All posts
2 min read

Why we built a runtime for supervised agents

  • philosophy
  • runtime
  • supervision

An agent that can call tools is easy to build. An agent you can trust to call tools while you're not watching is not. The gap between those two things is where most "agent" projects quietly stall — not because the model isn't capable, but because nothing in the system is accountable for what the model decides to do.

The missing layer

The common shape of an agent framework is: a model, a tool schema, a loop. The model proposes a tool call, the loop executes it, the result goes back in. Repeat until the model says it's done.

Nothing in that loop is positioned to say no. The model is both the actor and the only judge of its own actions. When it goes off the rails — loops on a failing call, fabricates a result, declares success on a half-finished task — there's no structural check, only the hope that the next token is better than the last.

Arbiter adds that missing layer: an advisor model, structurally separate from the executor, that the executor cannot bypass. Before a terminating turn ships, the advisor sees it and returns one of three verdicts:

  • CONTINUE — the turn is sound, let it through.
  • REDIRECT — the turn is off-course; here's a correction, try again.
  • HALT — stop; this isn't recoverable without a human.

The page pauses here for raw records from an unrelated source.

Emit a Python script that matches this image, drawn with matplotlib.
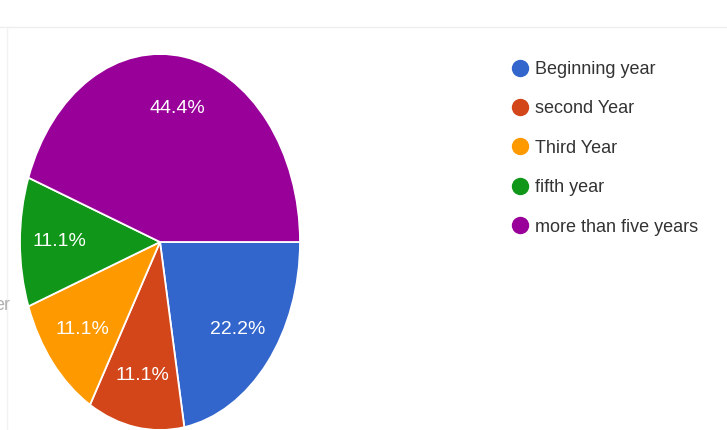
import matplotlib
matplotlib.use("Agg")
import matplotlib.pyplot as plt
from matplotlib.lines import Line2D

categories = ["Beginning year", "second Year", "Third Year", "fifth year", "more than five years"]
counts = [2, 1, 1, 1, 4]
colors = ["#3366cc", "#d2461a", "#ff9900", "#109618", "#990099"]

W, H = 727, 430
fig = plt.figure(figsize=(W / 100, H / 100), dpi=100)
fig.patch.set_facecolor("white")

# faint panel borders
fig.add_artist(Line2D([0, 1], [1 - 27 / H, 1 - 27 / H], color="#eeeeee", lw=1))
fig.add_artist(Line2D([7 / W, 7 / W], [0, 1 - 27 / H], color="#f2f2f2", lw=1))

# pie drawn into a stretched box so it appears as an ellipse
cx, cy, rx, ry = 160, 242, 140, 188
ax = fig.add_axes([(cx - rx) / W, 1 - (cy + ry) / H, 2 * rx / W, 2 * ry / H])
wedges, texts, autotexts = ax.pie(
    counts, colors=colors, startangle=0, counterclock=False,
    autopct="%1.1f%%", pctdistance=0.72,
    wedgeprops=dict(edgecolor="white", linewidth=1.3),
    textprops=dict(color="white", fontsize=14, family="Liberation Sans"),
)
ax.set_aspect("auto")
ax.set_xlim(-1, 1)
ax.set_ylim(-1, 1)
ax.axis("off")

# cut-off label at the left edge
fig.text(10 / W, 1 - 305 / H, "er", color="#b0b0b0", fontsize=13,
         family="Liberation Sans", ha="right", va="center")

# legend
handles = [Line2D([], [], marker="o", linestyle="none", markersize=11.5,
                  markerfacecolor=c, markeredgecolor=c) for c in colors]
leg = fig.legend(handles, categories, loc="upper left",
                 bbox_to_anchor=(500 / W, 1 - 52 / H), frameon=False,
                 prop=dict(family="Liberation Sans", size=13),
                 labelspacing=1.24, handletextpad=0.25, handlelength=1.2,
                 borderpad=0, labelcolor="#333333")

fig.savefig("out.png", dpi=100, facecolor="white")
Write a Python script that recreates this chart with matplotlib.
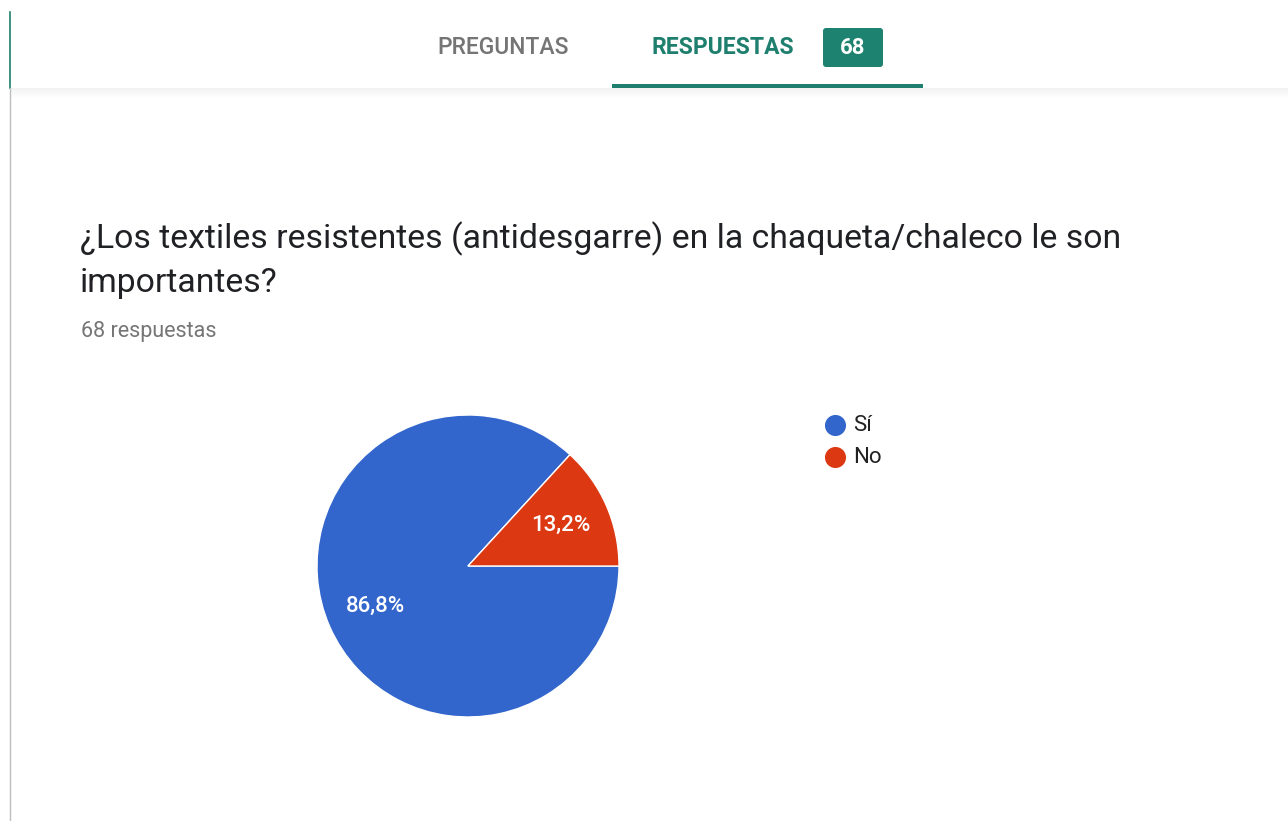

The executor doesn't get to ignore this. The gate is enforced by the runtime, not by a prompt instruction the model might wander away from.

Supervision is a runtime concern

You could try to bolt this on at the application layer — wrap every agent call, diff the output, run a second model, decide what to do. People do. It's brittle, it's duplicated per integration, and it's only as good as the wrapper.

Putting it in the runtime means it's there for every surface equally: the HTTP API, the interactive terminal, a one-shot shell invocation. Same agents, same memory, same gate. The supervision isn't a feature of one client — it's a property of the system.

That's the bet behind Arbiter: the interesting problems in agentic software aren't in the model call itself. They're in everything around it — memory that persists and ranks, execution that streams and resumes, and a supervisor that's allowed to say no.